╭──

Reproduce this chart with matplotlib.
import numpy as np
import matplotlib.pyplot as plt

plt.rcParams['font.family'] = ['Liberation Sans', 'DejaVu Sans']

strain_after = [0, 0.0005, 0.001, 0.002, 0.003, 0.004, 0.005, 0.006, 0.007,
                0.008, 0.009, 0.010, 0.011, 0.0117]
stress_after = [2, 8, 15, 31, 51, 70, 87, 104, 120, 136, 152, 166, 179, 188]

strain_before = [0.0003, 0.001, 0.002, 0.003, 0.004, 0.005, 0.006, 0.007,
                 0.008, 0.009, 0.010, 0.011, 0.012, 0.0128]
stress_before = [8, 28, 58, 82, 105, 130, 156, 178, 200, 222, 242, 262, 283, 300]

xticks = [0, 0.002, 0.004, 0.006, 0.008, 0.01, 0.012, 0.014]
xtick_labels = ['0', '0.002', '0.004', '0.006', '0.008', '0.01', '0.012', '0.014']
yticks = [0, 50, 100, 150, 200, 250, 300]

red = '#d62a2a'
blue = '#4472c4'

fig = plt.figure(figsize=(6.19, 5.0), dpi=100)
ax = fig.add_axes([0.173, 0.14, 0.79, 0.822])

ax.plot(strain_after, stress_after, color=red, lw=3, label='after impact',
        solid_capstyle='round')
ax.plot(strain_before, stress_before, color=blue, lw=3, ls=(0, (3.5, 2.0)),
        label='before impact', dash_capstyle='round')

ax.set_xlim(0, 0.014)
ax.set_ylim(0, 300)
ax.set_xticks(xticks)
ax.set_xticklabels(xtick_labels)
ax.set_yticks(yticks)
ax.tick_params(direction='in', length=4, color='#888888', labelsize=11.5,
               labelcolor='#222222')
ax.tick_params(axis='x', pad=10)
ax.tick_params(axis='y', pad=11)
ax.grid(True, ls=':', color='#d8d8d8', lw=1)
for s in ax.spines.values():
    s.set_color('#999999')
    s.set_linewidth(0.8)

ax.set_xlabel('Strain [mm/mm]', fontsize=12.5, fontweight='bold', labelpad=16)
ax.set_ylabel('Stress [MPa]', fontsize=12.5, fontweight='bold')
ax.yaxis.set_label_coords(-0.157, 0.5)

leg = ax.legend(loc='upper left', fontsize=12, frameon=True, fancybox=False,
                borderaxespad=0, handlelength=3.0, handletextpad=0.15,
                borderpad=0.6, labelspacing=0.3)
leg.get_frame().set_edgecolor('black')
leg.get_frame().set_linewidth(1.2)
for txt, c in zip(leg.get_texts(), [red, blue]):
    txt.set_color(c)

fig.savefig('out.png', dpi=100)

╰──

→ **WHAT THE TASK REQUIRES**
Set down the listing in full, keeping every word exactly as it is.

→ **RESPONSE TO THE TASK**
Reproduce this chart with matplotlib.
import numpy as np
import matplotlib.pyplot as plt

plt.rcParams['font.family'] = ['Liberation Sans', 'DejaVu Sans']

strain_after = [0, 0.0005, 0.001, 0.002, 0.003, 0.004, 0.005, 0.006, 0.007,
                0.008, 0.009, 0.010, 0.011, 0.0117]
stress_after = [2, 8, 15, 31, 51, 70, 87, 104, 120, 136, 152, 166, 179, 188]

strain_before = [0.0003, 0.001, 0.002, 0.003, 0.004, 0.005, 0.006, 0.007,
                 0.008, 0.009, 0.010, 0.011, 0.012, 0.0128]
stress_before = [8, 28, 58, 82, 105, 130, 156, 178, 200, 222, 242, 262, 283, 300]

xticks = [0, 0.002, 0.004, 0.006, 0.008, 0.01, 0.012, 0.014]
xtick_labels = ['0', '0.002', '0.004', '0.006', '0.008', '0.01', '0.012', '0.014']
yticks = [0, 50, 100, 150, 200, 250, 300]

red = '#d62a2a'
blue = '#4472c4'

fig = plt.figure(figsize=(6.19, 5.0), dpi=100)
ax = fig.add_axes([0.173, 0.14, 0.79, 0.822])

ax.plot(strain_after, stress_after, color=red, lw=3, label='after impact',
        solid_capstyle='round')
ax.plot(strain_before, stress_before, color=blue, lw=3, ls=(0, (3.5, 2.0)),
        label='before impact', dash_capstyle='round')

ax.set_xlim(0, 0.014)
ax.set_ylim(0, 300)
ax.set_xticks(xticks)
ax.set_xticklabels(xtick_labels)
ax.set_yticks(yticks)
ax.tick_params(direction='in', length=4, color='#888888', labelsize=11.5,
               labelcolor='#222222')
ax.tick_params(axis='x', pad=10)
ax.tick_params(axis='y', pad=11)
ax.grid(True, ls=':', color='#d8d8d8', lw=1)
for s in ax.spines.values():
    s.set_color('#999999')
    s.set_linewidth(0.8)

ax.set_xlabel('Strain [mm/mm]', fontsize=12.5, fontweight='bold', labelpad=16)
ax.set_ylabel('Stress [MPa]', fontsize=12.5, fontweight='bold')
ax.yaxis.set_label_coords(-0.157, 0.5)

leg = ax.legend(loc='upper left', fontsize=12, frameon=True, fancybox=False,
                borderaxespad=0, handlelength=3.0, handletextpad=0.15,
                borderpad=0.6, labelspacing=0.3)
leg.get_frame().set_edgecolor('black')
leg.get_frame().set_linewidth(1.2)
for txt, c in zip(leg.get_texts(), [red, blue]):
    txt.set_color(c)

fig.savefig('out.png', dpi=100)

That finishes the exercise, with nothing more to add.